We walked lazily over wet cobblestone this morning, he and I and our slobbery, magic girl. The hundred-year-old bakery near our house is in a Church of Christ from the 20s. Today, rain had a kaleidoscope effect on the pillars of stained glass and I wondered, is it okay to take The Eucharist on a Wednesday and if so, is it okay if it’s a donut? 

Haggard bodies keep slumping into solid oak pews in this place, praying over buttery breads and hand-cut cookies. Maybe they’re physically unmoored from the flood of big church but they still want the peace of an honest chapel. Maybe they’re not ready for hot breath at their necks telling them to rejoice but they want to give quiet thanks and still have quiet hope. I don’t know. I’m not saying it’s an equal or proper substitution, but also who am I to say that their cold chocolate milk, their fresh apple turnover, is not the body and is not the blood?

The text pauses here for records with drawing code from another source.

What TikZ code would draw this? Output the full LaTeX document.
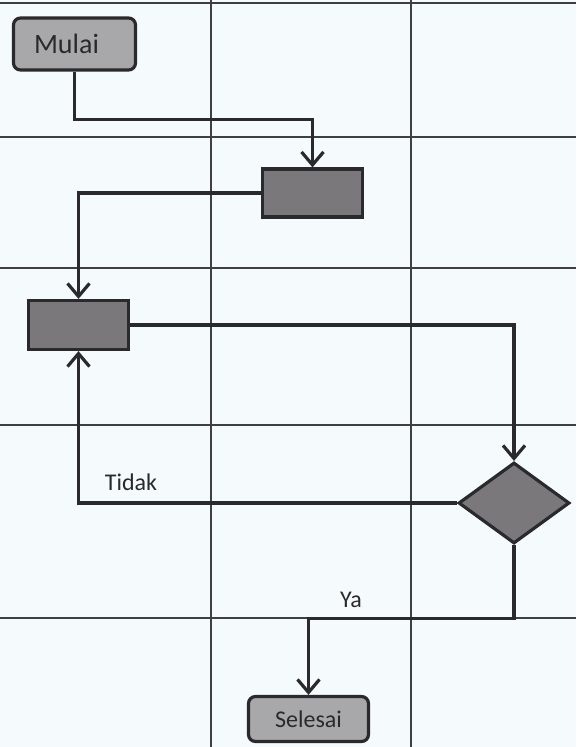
\documentclass[tikz,border=0pt]{standalone}
\usepackage{fontspec}
\setmainfont{Carlito}
\usepackage{tikz}
\usetikzlibrary{arrows.meta, positioning, shapes.geometric, calc}

\definecolor{paper}{HTML}{F5FAFD}
\definecolor{ink}{HTML}{2A2A2C}
\definecolor{darkbox}{HTML}{7A787B}
\definecolor{lightbox}{HTML}{A8A7AA}

\begin{document}
\begin{tikzpicture}[
    x             = 1pt,
    y             = -1pt,
    font          = \fontsize{24}{28}\selectfont,
    lane/.style   = {ink!90, line width=2pt},
    tn/.style     = {draw=ink, line width=3.2pt, rounded corners=7pt,
                     fill=lightbox, text=ink, inner sep=0pt},
    pn/.style     = {draw=ink, line width=3.2pt, fill=darkbox,
                     minimum width=100pt, minimum height=48pt},
    dn/.style     = {draw=ink, line width=3.2pt, fill=darkbox, diamond,
                     minimum width=111pt, minimum height=81pt, inner sep=0pt},
    arr/.style    = {-{Straight Barb[length=13pt, width=22pt]}, ink, line width=3.2pt},
  ]
  \fill[paper] (0,0) rectangle (576,747);
  \useasboundingbox (0,0) rectangle (576,747);
  % swimlane grid
  \foreach \gx in {211, 411}
    \draw[lane] (\gx,0) -- (\gx,747);
  \foreach \gy in {3, 137, 268, 425, 618}
    \draw[lane] (0,\gy) -- (576,\gy);

  \node[tn, minimum width=122pt, minimum height=52pt,
        font=\fontsize{28}{32}\selectfont] (Mulai) at (74.5,44)
        {\hspace*{-16pt}Mulai};
  \node[pn] (Proc1) at (312.5,193) {};
  \node[pn, minimum height=49pt] (Proc2) at (78.5,325) {};
  \node[dn] (Cek) at (514,503) {};
  \node[tn, minimum width=120pt, minimum height=45pt] (Selesai) at (308.5,719) {Selesai};

  \draw[arr] (Mulai.south) -- ++(0,48) -| (Proc1.north);
  \draw[arr] (Proc1.west) -| (Proc2.north);
  \draw[arr] (Proc2.east) -| (Cek.north);
  \draw[arr] (Cek.west) -| (Proc2.south);
  \draw[arr] (Cek.south) -- ++(0,73) -| (Selesai.north);
  % branch labels
  \node[text=ink] (Tidak) at (131,482) {Tidak};
  \node[text=ink] (Ya) at (351,600) {Ya};
\end{tikzpicture}
\end{document}
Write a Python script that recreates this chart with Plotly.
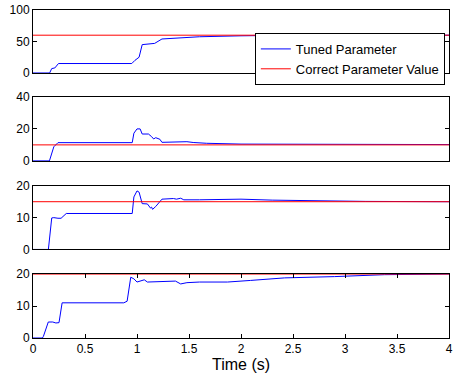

For just a flash, I was grateful for jelly-filleds and secret places to eat them. Not in the same obvious way that I’m grateful for my husband who cares for me endlessly or a sturdy roof over our heads or meals. But in the same way I’m grateful that Justin Vernon is alive when I’m alive, and Phoebe, and Sufjan. It’s hard to think of me dying before them ever being born. What if they never sat down at the keys? And what if I never got to hear the bridge and have chills? 

What if Patti Smith would have only rocked and never written? What if Nora Ephron was born into a family of accountants and didn’t believe in humor or love? Of course, then Harry wouldn’t have met Sally and my life would be worse. Don’t you see? 

If all these things weren’t perfectly true, what would I even do on a September afternoon?